Me and Tran left together this morning and took the local train to Nagano where we switched to the shinkansen
(bullet train) bound for Tokyo. He was going to Tokyo to write an exam, while I would jump of in Karuizawa where I would visit the Shiraito Falls. The Shiraito Falls is the kind of waterfall that is fairly wide and where the water resemble hanging threads of silk which is how it get's it name. Last year I visited another waterfall with the same name in Fujinomiya at the foot of Mt. Fuji. The Shiraito Falls in Fujinomiya was truly breathtaking and I were hoping that this waterfall would also be beautiful in a similar fashion.
Just as with the last two days in Nagano it was raining quite heavily today. Unfortunately I could no longer borrow Tran's umbrella and I also had to bring my backpack along with me, but I figured it should be alright any way as I didn't really plan to walk around very much today.

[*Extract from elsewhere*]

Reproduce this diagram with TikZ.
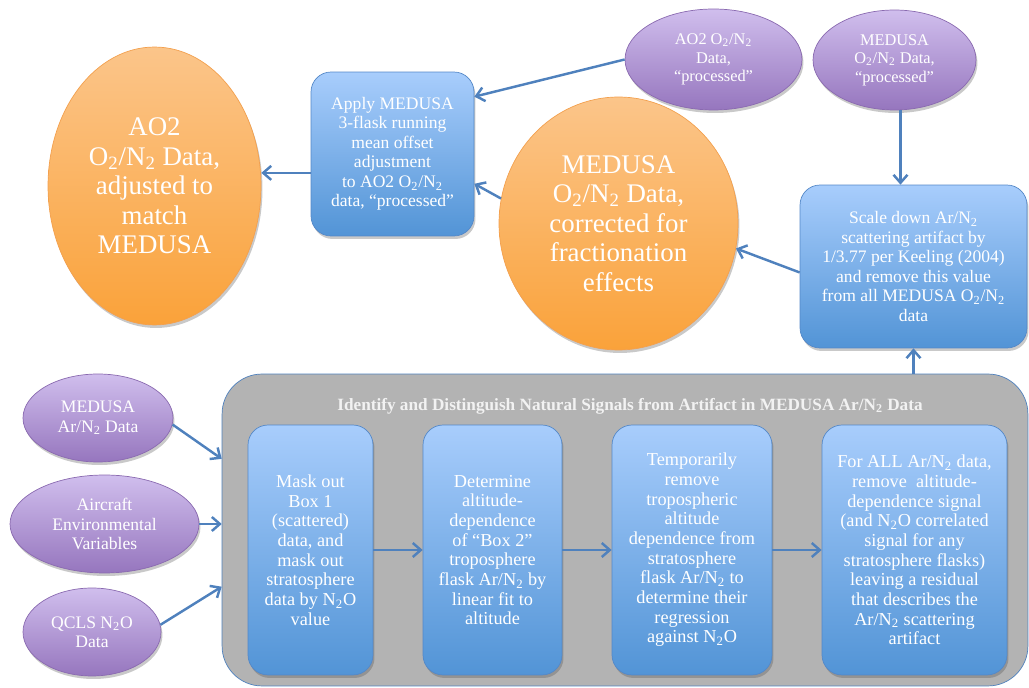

When the train rolled into Karuizawa I said my goodbyes to Tran for this year and then left the train. I had already
checked up on busses out to the Shiraito Falls, and from what I had read it would take about thirty minutes from the train station. I asked one of the station employees though, just in case, but he said there were no busses running there at the moment. I decided to take a chance any way and walked out to the bus stop only to find a bus standing there waiting very nicely for me. I'm guessing that perhaps the station employee either misunderstood me or didn't know but didn't want to appear rude.

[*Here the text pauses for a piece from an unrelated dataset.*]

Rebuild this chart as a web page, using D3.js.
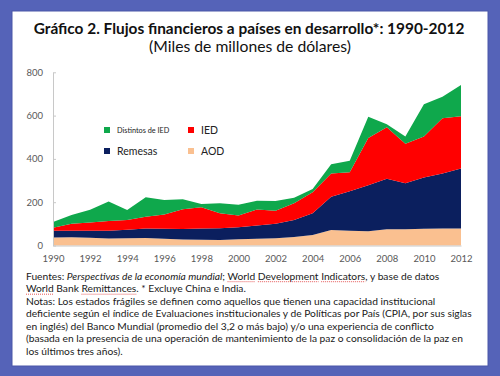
<!DOCTYPE html>
<html>
<head>
<meta charset="utf-8">
<script src="https://cdn.jsdelivr.net/npm/d3@7"></script>
<style>
  body { margin: 0; background: #5563b8; }
  svg { display: block; }
  text { font-family: Lato, "Open Sans", sans-serif; }
</style>
</head>
<body>
<div id="container"></div>
<script>
const years = [1990, 1991, 1992, 1993, 1994, 1995, 1996, 1997, 1998, 1999, 2000, 2001,
  2002, 2003, 2004, 2005, 2006, 2007, 2008, 2009, 2010, 2011, 2012];
const aod = [37, 38, 36, 32, 34, 35, 31, 28, 26, 25, 29, 31, 33, 39, 48, 72, 68, 66, 75, 75, 77, 78, 78];
const remesas = [31, 30, 32, 36, 39, 43, 46, 48, 52, 55, 55, 61, 68, 79, 101, 153, 183, 212, 233, 212, 237, 255, 278];
const ied = [14, 32, 38, 45, 45, 55, 66, 92, 99, 69, 54, 74, 59, 77, 97, 107, 87, 219, 238, 183, 189, 255, 241];
const distintos = [26, 41, 59, 90, 46, 90, 67, 46, 15, 46, 50, 41, 45, 26, 15, 43, 54, 98, 14, 33, 149, 99, 144];

const seriesKeys = ["AOD", "Remesas", "IED", "Distintos de IED"];
const seriesValues = [aod, remesas, ied, distintos];
const yTicks = [0, 200, 400, 600, 800];
const xTicks = [1990, 1992, 1994, 1996, 1998, 2000, 2002, 2004, 2006, 2008, 2010, 2012];

const title = "Gráfico 2. Flujos financieros a países en desarrollo*: 1990-2012";
const subtitle = "(Miles de millones de dólares)";
// segments: [text, style] where "i" = italic, "u" = spell-check underline
const notes = [
  [["Fuentes: ", ""], ["Perspectivas de la economía mundial", "i"], ["; ", ""], ["World", "u"], [" ", ""],
    ["Development", "u"], [" ", ""], ["Indicators", "u"], [", y base de datos", ""]],
  [["World", "u"], [" Bank ", ""], ["Remittances", "u"], [". * Excluye China e India.", ""]],
  [["Notas: Los estados frágiles se definen como aquellos que tienen una capacidad institucional", ""]],
  [["deficiente según el índice de Evaluaciones institucionales y de Políticas por País (CPIA, por sus siglas", ""]],
  [["en inglés) del Banco Mundial (promedio del 3,2 o más bajo) y/o una experiencia de conflicto", ""]],
  [["(basada en la presencia de una operación de mantenimiento de la paz o consolidación de la paz en", ""]],
  [["los últimos tres años).", ""]]
];

const colors = {
  AOD: "#fac090",
  Remesas: "#0b1f5e",
  IED: "#ff0000",
  "Distintos de IED": "#0fa84c"
};

const setAttrs = (el, attrs) =>
  Object.entries(attrs).reduce((acc, [key, val]) => acc.attr(key, val), el);

// scale font size so text spans the given width
const fitWidth = (el, width) => {
  const size = parseFloat(el.attr("font-size"));
  const w = el.node().getComputedTextLength();
  el.attr("font-size", (size * width) / w);
  return (size * width) / w;
};

const W = 500, H = 376;
const svg = d3.select("#container").append("svg");
setAttrs(svg, { width: W, height: H });

setAttrs(svg.append("rect"), { x: 0, y: 0, width: W, height: H, fill: "#5563b8" });
setAttrs(svg.append("rect"), {
  x: 12, y: 11, width: 476, height: 355, fill: "#fff", stroke: "#4a57a8", "stroke-width": 1
});

// titles
const t1 = svg.append("text").text(title);
setAttrs(t1, { x: 249, y: 34, "text-anchor": "middle", "font-weight": "bold", "font-size": 14, fill: "#111" });
fitWidth(t1, 431);
const t2 = svg.append("text").text(subtitle);
setAttrs(t2, { x: 250, y: 52, "text-anchor": "middle", "font-size": 13, fill: "#111" });
fitWidth(t2, 202);

// chart
const x = d3.scaleLinear().domain([1990, 2012]).range([53, 461]);
const y = d3.scaleLinear().domain([0, 800]).range([245.5, 72.3]);

const table = years.map((yr, i) => {
  const row = { year: yr };
  seriesKeys.forEach((k, j) => (row[k] = seriesValues[j][i]));
  return row;
});
const stacked = d3.stack().keys(seriesKeys)(table);

const area = d3.area()
  .x((d) => x(d.data.year))
  .y0((d) => y(d[0]))
  .y1((d) => y(d[1]));

svg.append("g")
  .selectAll("path")
  .data(stacked)
  .join("path")
  .attr("d", area)
  .attr("fill", (d) => colors[d.key]);

const yAxis = svg.append("g")
  .attr("transform", `translate(${x(1990)},0)`)
  .call(d3.axisLeft(y).tickValues(yTicks).tickSize(-3).tickSizeOuter(0).tickPadding(10));
yAxis.select(".domain").attr("stroke", "#c8c8c8");
yAxis.selectAll(".tick line").attr("stroke", "#c8c8c8");
yAxis.selectAll(".tick text").attr("fill", "#595959").attr("font-size", 9.5).attr("font-family", "Lato");

const xAxis = svg.append("g")
  .attr("transform", `translate(0,${y(0)})`)
  .call(d3.axisBottom(x).tickValues(xTicks).tickFormat(d3.format("d")).tickSize(0).tickPadding(10));
xAxis.select(".domain").attr("stroke", "#c8c8c8");
xAxis.selectAll(".tick text").attr("fill", "#595959").attr("font-size", 9.5).attr("font-family", "Lato");

// legend
const legendItems = [
  { key: "Distintos de IED", x: 104, y: 127, size: 7.3 },
  { key: "IED", x: 188, y: 127, size: 10.5 },
  { key: "Remesas", x: 104, y: 148, size: 10.5 },
  { key: "AOD", x: 188, y: 148, size: 10.5 }
];
const legend = svg.append("g")
  .selectAll("g")
  .data(legendItems)
  .join("g")
  .attr("transform", (d) => `translate(${d.x},${d.y})`);
legend.append("rect")
  .attr("width", 6)
  .attr("height", 6)
  .attr("fill", (d) => colors[d.key]);
legend.append("text")
  .attr("x", 13)
  .attr("y", 3)
  .attr("dy", "0.35em")
  .attr("font-size", (d) => d.size)
  .attr("fill", "#222")
  .text((d) => d.key);

// notes
const noteLines = svg.append("g")
  .selectAll("text")
  .data(notes)
  .join("text")
  .attr("x", 26)
  .attr("y", (d, i) => 279.5 + i * 12.5)
  .attr("font-size", 10)
  .attr("fill", "#1a1a1a");
const spans = noteLines.selectAll("tspan")
  .data((d) => d)
  .join("tspan")
  .attr("font-style", (d) => (d[1] === "i" ? "italic" : null))
  .text((d) => d[0]);
const ref = d3.select(noteLines.nodes()[3]);
const noteSize = fitWidth(ref, 446);
noteLines.attr("font-size", noteSize);

// red spell-check marks under some words
const marks = svg.append("g");
spans.filter((d) => d[1] === "u").each(function () {
  const p = this.getStartPositionOfChar(0);
  const w = this.getComputedTextLength();
  marks.append("line")
    .attr("x1", p.x)
    .attr("x2", p.x + w)
    .attr("y1", p.y + 2.2)
    .attr("y2", p.y + 2.2)
    .attr("stroke", "#e03030")
    .attr("stroke-width", 0.8)
    .attr("stroke-dasharray", "1,1");
});
</script>
</body>
</html>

From the outlook it seemed pretty gloomy though, it was really pouring down and it was actually getting quite cold, but I figured I'd need something to do with my day since my flight doesn't leave until tonight. I just wished that I had an umbrella and I was starting to contemplate investing in a new backpack with mesh nets on the sides so that I could carry a small umbrella with me for situations like this.
As the bus reached stopped at the stop for the waterfall I jumped off in a hurry and quickly ran into shelter under a roof. There a
gentleman was barbecuing some fresh fish that smelled absolutely delicious and really made my mouth water. If I hadn't stuffed myself this morning before I left I would have been all over that fish before going to the waterfall. I asked the gentleman if he might have an umbrella to lend me and he went looking through his things and soon came back with an umbrella that he handed to me. I was really grateful to him and with the umbrella as protection against the weather I took the short stroll up to the the Shiraito Falls.
It's really beautiful, albeit not as large or impressive as the one in Fujinomiya. It's fairly wide but it's only like a metre or so in height, it does however create a really picturesque setting and it was a perfect place to take some beautiful photographs. I was a bit surprised to find so many tourists huddled together here though, there were quite literally busload after busload being poured into this small area. I assume that this is part of an established tour route. I got to talking to some of them and they all came from Taiwan and they took some
pictures of us together. They were all really friendly and they actually kept the talking at a pretty decent level so it was quite possible to enjoy the scenic picture despite the number of people, I shudder at thought of what it would have been like with the same amount of people from mainland China.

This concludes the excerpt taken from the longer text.